Compact parallel coupled HTS microstrip bandpass filters for wireless communications

Abstract

A practical design methodology for a compact parallel-coupled microstrip bandpass filter structure with steep attenuation is introduced using a computer-aided full-wave electromagnetic (EM) simulation based on the method of moments. The structure consists of an array of fully aligned half-wavelength spiral-meander-line resonators. Aimed at the application in the front-end receiver of digital cellular communication service, a 12-pole high-temperature superconductor filter with 2.27% fractional bandwidth (FBW) at 883.0 MHz was designed. In order to utilize the limited wafer area further, a 15-pole filter with 803.0-MHz center frequency, 2.25% FBW is precisely designed with greater EM simulation effort.
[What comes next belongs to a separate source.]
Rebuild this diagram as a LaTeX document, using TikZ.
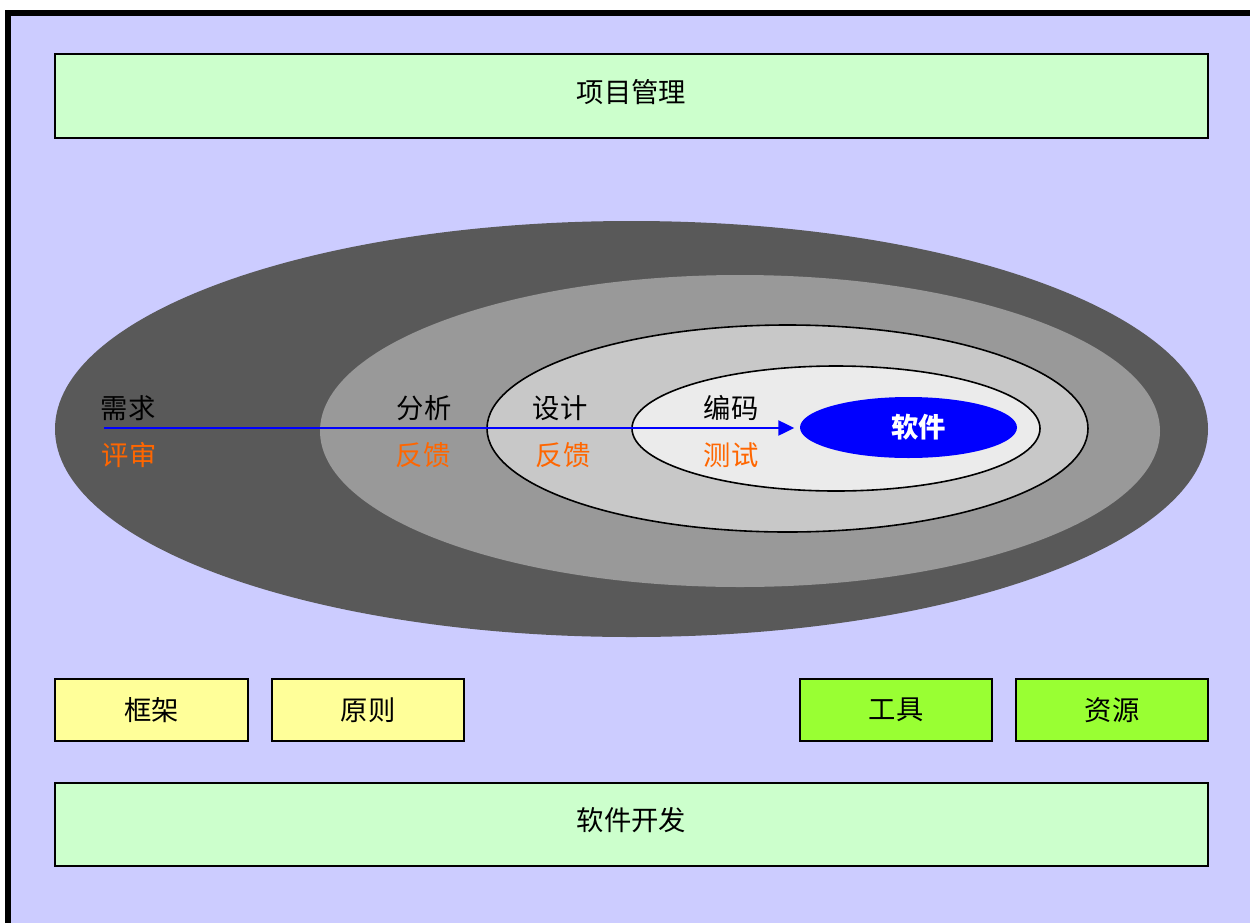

Both the filters are fabricated using thallium-barium-calcium-copper-oxide thin films on a 2-in lanthanum-aluminate (LaAlO/sub 3/) wafer. The S-parameter measurements show a good agreement with the simulated results. At 70 K, the 12-pole filter shows less than 0.4-dB insertion loss, 0.3-dB passband ripple, and better than 12-dB return loss, and the 15-pole filter shows 0.25-dB insertion loss, 0.2-dB passband ripple, and better than 15-dB return loss. Out-of-band rejection for both the filters at 3 MHz below the passband edges is more than 60.0 dB. In order to estimate the power-handling capability of the filters, third-order intermodulation distortion was measured. A sensitivity analysis for the observed frequency shift in the filters is reported, which also shows very similar parametric dependence in both the filters. Also from this analysis, an approach for using the same deign in 0.5% FBW applications is discussed.